The amount of current going through the voltage source will be whatever it needs to be in order to maintain its terminal voltage. Since R4 is directly across the source, the source will adjust its current flow to satisfy the current needs of R4 without affecting the current is it supplying to the rest of the circuit.

EDIT: Fixed good -- series -> parallel. Thanks, anhnha.

 

Partially right conclusion, completely incorrect explanation and reasoning.

It is trivial to set up a circuit where lots of current is flowing in the parallel resistance while zero current is flowing in the voltage source. For example, put a 1 Ω resistor in series with a 100 V voltage source. Now put a 100 A current source in series with this combination (with the current going into the node with the positive terminal of the voltage source).

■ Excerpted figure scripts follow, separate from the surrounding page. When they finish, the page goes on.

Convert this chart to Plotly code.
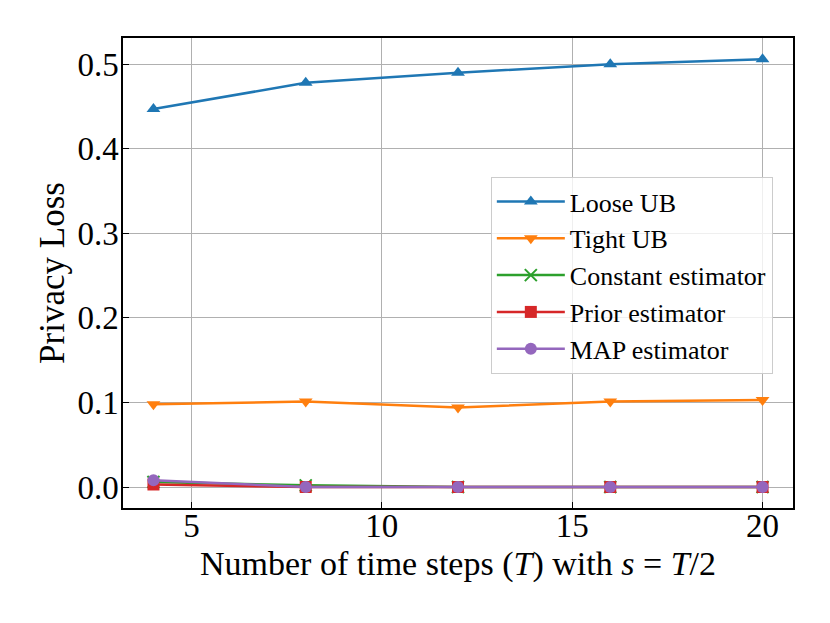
import plotly.graph_objects as go

# Data
time_steps = [4, 8, 12, 16, 20]
loose_ub = [0.447, 0.478, 0.490, 0.500, 0.506]
tight_ub = [0.098, 0.101, 0.094, 0.101, 0.103]
constant_est = [0.006, 0.002, 0.000, 0.000, 0.000]
prior_est = [0.003, 0.000, 0.000, 0.000, 0.000]
map_est = [0.008, 0.000, 0.000, 0.000, 0.000]

series = [
    ("Loose UB", loose_ub, "#1f77b4", "triangle-up"),
    ("Tight UB", tight_ub, "#ff7f0e", "triangle-down"),
    ("Constant estimator", constant_est, "#2ca02c", "x-thin"),
    ("Prior estimator", prior_est, "#d62728", "square"),
    ("MAP estimator", map_est, "#9467bd", "circle"),
]

fig = go.Figure()
for name, vals, color, symbol in series:
    fig.add_trace(go.Scatter(
        x=time_steps, y=vals, name=name, mode="lines+markers",
        line=dict(color=color, width=2.5),
        marker=dict(symbol=symbol, size=12, color=color,
                    line=dict(color=color, width=2 if symbol == "x-thin" else 0)),
    ))

axis_common = dict(
    showline=True, linecolor="black", linewidth=1.5, mirror=True,
    ticks="inside", ticklen=6, tickwidth=1.2, tickcolor="black",
    showgrid=True, gridcolor="#b0b0b0", gridwidth=1, zeroline=False,
    tickfont=dict(size=33, color="black"),
)

fig.update_xaxes(
    range=[3.2, 20.8], tickvals=[5, 10, 15, 20],
    ticklabelstandoff=-12,
    title=dict(text="Number of time steps (<i>T</i>) with <i>s</i> = <i>T</i>/2",
               font=dict(size=34, color="black"), standoff=8),
    **axis_common,
)
fig.update_yaxes(
    range=[-0.0248, 0.531], tickvals=[0.0, 0.1, 0.2, 0.3, 0.4, 0.5],
    tickformat=".1f", ticklabelstandoff=-4,
    title=dict(text="Privacy Loss", font=dict(size=35, color="black"), standoff=2),
    **axis_common,
)

# page body adds 8px offset, so margins are shifted to compensate
fig.update_layout(
    width=830, height=623,
    margin=dict(l=115, r=45, t=30, b=123),
    paper_bgcolor="white", plot_bgcolor="white",
    font=dict(family="'Liberation Serif', 'Times New Roman', serif", color="black"),
    legend=dict(
        x=0.549, y=0.704, xanchor="left", yanchor="top",
        bgcolor="rgba(255,255,255,0.8)", bordercolor="#cccccc", borderwidth=1,
        font=dict(size=26, color="black"), itemwidth=68,
    ),
)

fig.write_html("out.html")
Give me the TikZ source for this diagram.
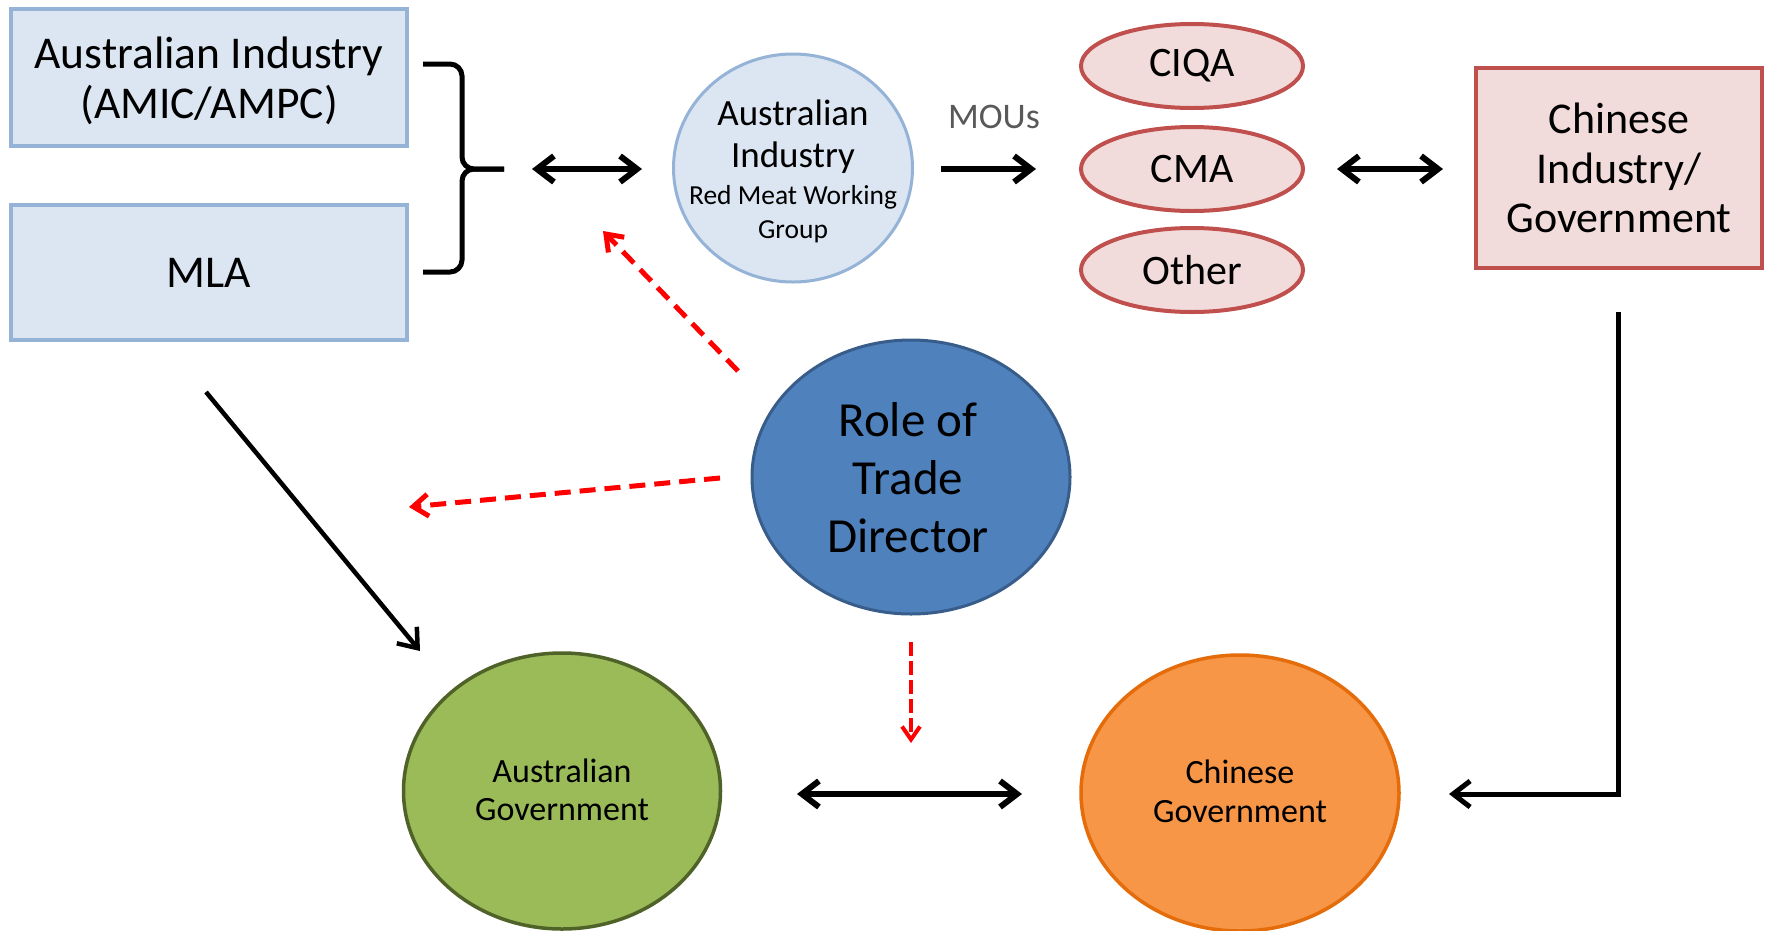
\documentclass[tikz,border=0pt]{standalone}
\usepackage{fontspec}
\setmainfont{Carlito}
\usetikzlibrary{shapes.geometric,arrows.meta}

\definecolor{boxfill}{HTML}{DCE6F2}
\definecolor{boxline}{HTML}{95B3D7}
\definecolor{pinkfill}{HTML}{F2DCDB}
\definecolor{pinkline}{HTML}{C0504D}
\definecolor{rolefill}{HTML}{4F81BD}
\definecolor{roleline}{HTML}{385D8A}
\definecolor{ausfill}{HTML}{9BBB59}
\definecolor{ausline}{HTML}{4F6228}
\definecolor{cnfill}{HTML}{F79646}
\definecolor{cnline}{HTML}{E46C0A}
\definecolor{moutext}{HTML}{595959}
\definecolor{dashred}{HTML}{FF0000}

\newcommand\fsz[2]{\fontsize{#1}{#2}\selectfont}

\begin{document}
\begin{tikzpicture}[x=1pt,y=-1pt,
  bluebox/.style={draw=boxline, fill=boxfill, line width=4pt, inner sep=0pt,
    minimum width=396pt, align=center, font=\fsz{45.5}{50}},
  pinkoval/.style={ellipse, draw=pinkline, fill=pinkfill, line width=4pt, inner sep=0pt,
    minimum width=222pt, minimum height=84pt, font=\fsz{42}{50}},
  bigoval/.style={ellipse, line width=3.5pt, inner sep=0pt,
    minimum width=318pt, minimum height=276pt},
  txt/.style={align=center, inner sep=0pt},
  link/.style={line width=6pt, black, arrows={-Straight Barb[length=17pt, width=26pt]}},
  twoway/.style={line width=6pt, black, arrows={Straight Barb[length=17pt, width=26pt]-Straight Barb[length=17pt, width=26pt]}},
  reddash/.style={line width=5pt, dashred, dash pattern=on 16pt off 9pt,
    arrows={-Straight Barb[length=15pt, width=22pt]}},
  bracket/.style={line width=5pt, black, rounded corners=12pt}
]
\useasboundingbox (0,0) rectangle (1765,930);

% Australian side boxes
\node[bluebox, minimum height=137pt, text depth=0pt] (ind) at (209,77.5) {Australian Industry\\(AMIC/AMPC)};
\node[bluebox, minimum height=135pt] (mla) at (209,272.5) {MLA};

% brace joining the two boxes
\coordinate (brtop) at (423,64);
\coordinate (brbot) at (423,272);
\coordinate (brtip) at (504,169);
\draw[bracket] (brtop) -- (462,64) -- (462,169) -- (brtip);
\draw[bracket] (brbot) -- (462,272) -- (462,169) -- (brtip);

% working group circle
\node[ellipse, draw=boxline, fill=boxfill, line width=3pt, inner sep=0pt,
  minimum width=239pt, minimum height=228pt] (rmwg) at (793,168) {};
\node[txt, font=\fsz{37}{42}] (rmwgtxt) at (793,171)
  {Australian\\Industry\\[-5pt]\fsz{27.5}{32}Red Meat Working\\[-8pt]\fsz{27.5}{32}Group};

\node[txt, text=moutext, font=\fsz{36}{40}] (mou) at (994,117) {MOUs};

% Chinese agencies
\node[pinkoval] (ciqa) at (1192,66) {CIQA};
\node[pinkoval] (cma) at (1192,169) {CMA};
\node[pinkoval] (oth) at (1192,270) {Other};

\node[draw=pinkline, fill=pinkfill, line width=4pt, inner sep=0pt, align=center,
  minimum width=286pt, minimum height=200pt, font=\fsz{44}{49.5}] (cnind) at (1619,168)
  {Chinese\\Industry/\\Government};

% central role
\node[bigoval, draw=roleline, fill=rolefill, line width=3pt, minimum height=274pt] (role) at (911,477) {};
\node[txt, font=\fsz{49}{58}] (roletxt) at (908,478) {Role of\\Trade\\Director};

% governments
\node[bigoval, draw=ausline, fill=ausfill, minimum width=317pt] (ausgov) at (562,791) {};
\node[txt, font=\fsz{34}{38}] (ausgovtxt) at (562,790) {Australian\\Government};
\node[bigoval, draw=cnline, fill=cnfill] (cngov) at (1240,793) {};
\node[txt, font=\fsz{34}{39}] (cngovtxt) at (1240,791) {Chinese\\Government};

% connector end points
\coordinate (a1) at (532,169);  \coordinate (a2) at (642,169);
\coordinate (m1) at (941,169);  \coordinate (m2) at (1036,169);
\coordinate (c1) at (1337,169); \coordinate (c2) at (1443,169);
\coordinate (g1) at (797,794);  \coordinate (g2) at (1022,794);
\coordinate (r1) at (1618,312); \coordinate (r2) at (1449,794);
\coordinate (l1) at (206,392);  \coordinate (l2) at (420,651);
\coordinate (d1s) at (738,371); \coordinate (d1e) at (603,231);
\coordinate (d2s) at (720,478); \coordinate (d2e) at (409,507);
\coordinate (d3s) at (911,642); \coordinate (d3e) at (911,743);

% black connectors
\draw[twoway] (a1) -- (a2);
\draw[link] (m1) -- (m2);
\draw[twoway] (c1) -- (c2);
\draw[twoway] (g1) -- (g2);
\draw[link, line width=5pt] (r1) |- (r2);
\draw[link, line width=4.5pt] (l1) -- (l2);

% dashed red connectors
\draw[reddash] (d1s) -- (d1e);
\draw[reddash] (d2s) -- (d2e);
\draw[reddash, line width=4pt, dash pattern=on 14pt off 5pt,
  arrows={-Straight Barb[length=13pt, width=18pt]}] (d3s) -- (d3e);
\end{tikzpicture}
\end{document}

ALL of the current from the current source flows through the 1 Ω resistor and since this is just what is needed to place 100 V across it, the voltage source sits there looked lazy since it doesn't have to do a thing.

But, if you remove that resistor from the circuit, the only thing that will change is that the voltage source will now have 100 A flowing back ward through it, the rest of the circuit sees no difference.

The amount of current going through the voltage source will be whatever it needs to be in order to maintain its terminal voltage. Since R4 is directly across the source, the source will adjust its current flow to satisfy the current needs of R4 without affecting the current is it supplying to the rest of the circuit.

You may make a mistake. It should be "1 Ω resistor in parallel with a 100 V voltage source."

 

You may make a mistake. It should be "1 Ω resistor in parallel with a 100 V voltage source."

Yep, sure did. Was thinking ahead and not paying attention to what I was typing. Thanks for catching it.